Tout débute par un naufrage, ou plutôt par une immersion. Un homme se débat, perdu au milieu des vagues immenses, dérisoire au cœur d’une montagne d’eau en mouvement. Happé, sur le point de disparaître, il est finalement rejeté sur la plage d’une île tropicale déserte (souvenir de Trésor de Rackham le rouge ?). Il tente de s’en échapper et construit successivement plusieurs radeaux, tous détruits par un invisible agresseur marin, dès qu’il commence à s’éloigner. A la troisième tentative, l’agresseur se montre : une immense tortue rouge. Peu à peu se confirme ce que la scène inaugurale du film avait laissé pressentir : il est impossible de quitter cette île, on ne peut que s’immerger en elle, comme dans le vaste océan. Être absorbé par l’île, son mystère. Le héros ne construit pas de hutte, il n’a d’ailleurs récupéré aucun ustensile du naufrage, contrairement au Robinson Crusoé de Defoe. Il ne tente pas de cultiver la terre, ni de faire du feu, ni de se fabriquer des outils : seul un bâton pointu lui sert à tuer quelques poissons.
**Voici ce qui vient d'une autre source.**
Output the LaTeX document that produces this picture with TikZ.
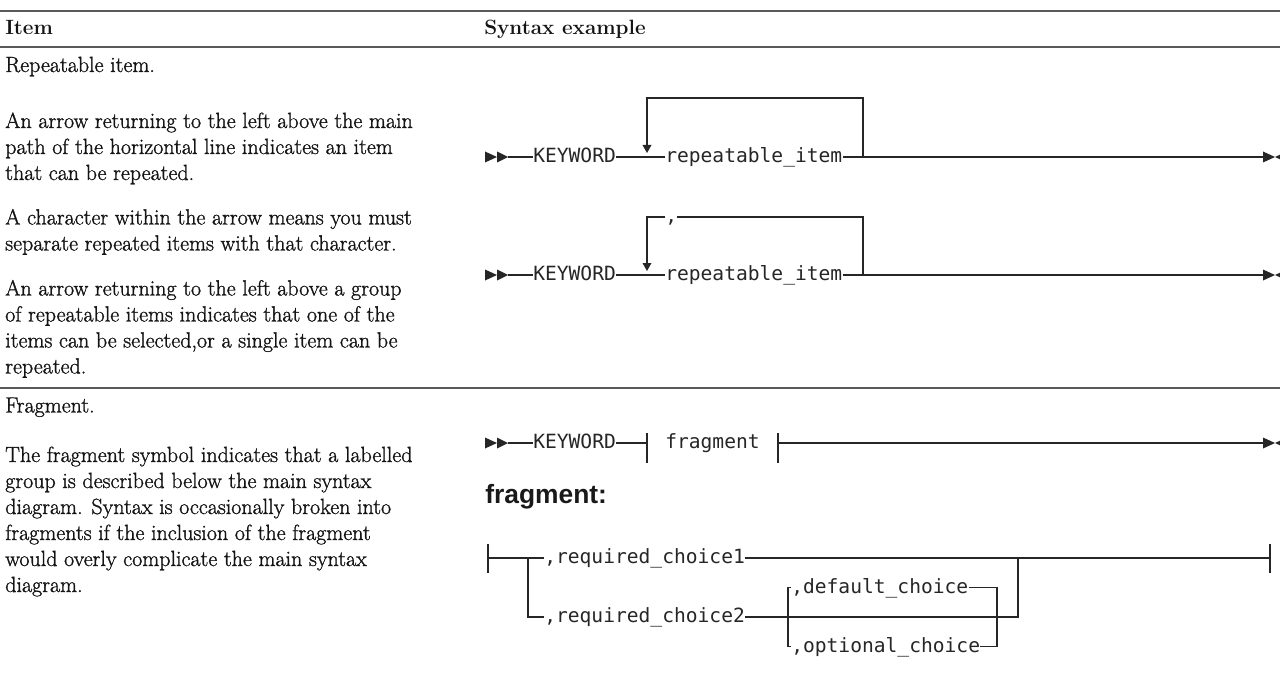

En revanche, nombreuses sont les scènes où on le voit arpenter l’île, s’enfouir dans ses forêts, disparaître jusqu’à la taille dans ses herbes hautes, plonger dans ses lacs… Ce naufragé n’habite pas « sur » l’île, il vit « en » elle, se fond dans le paysage. Son ombre se mêle à celle des troncs de bambous dans un croisement de verticales et d’obliques, comme si sa fragile silhouette était prise dans la toile d’araignée que le soleil couchant dessine sur l’île.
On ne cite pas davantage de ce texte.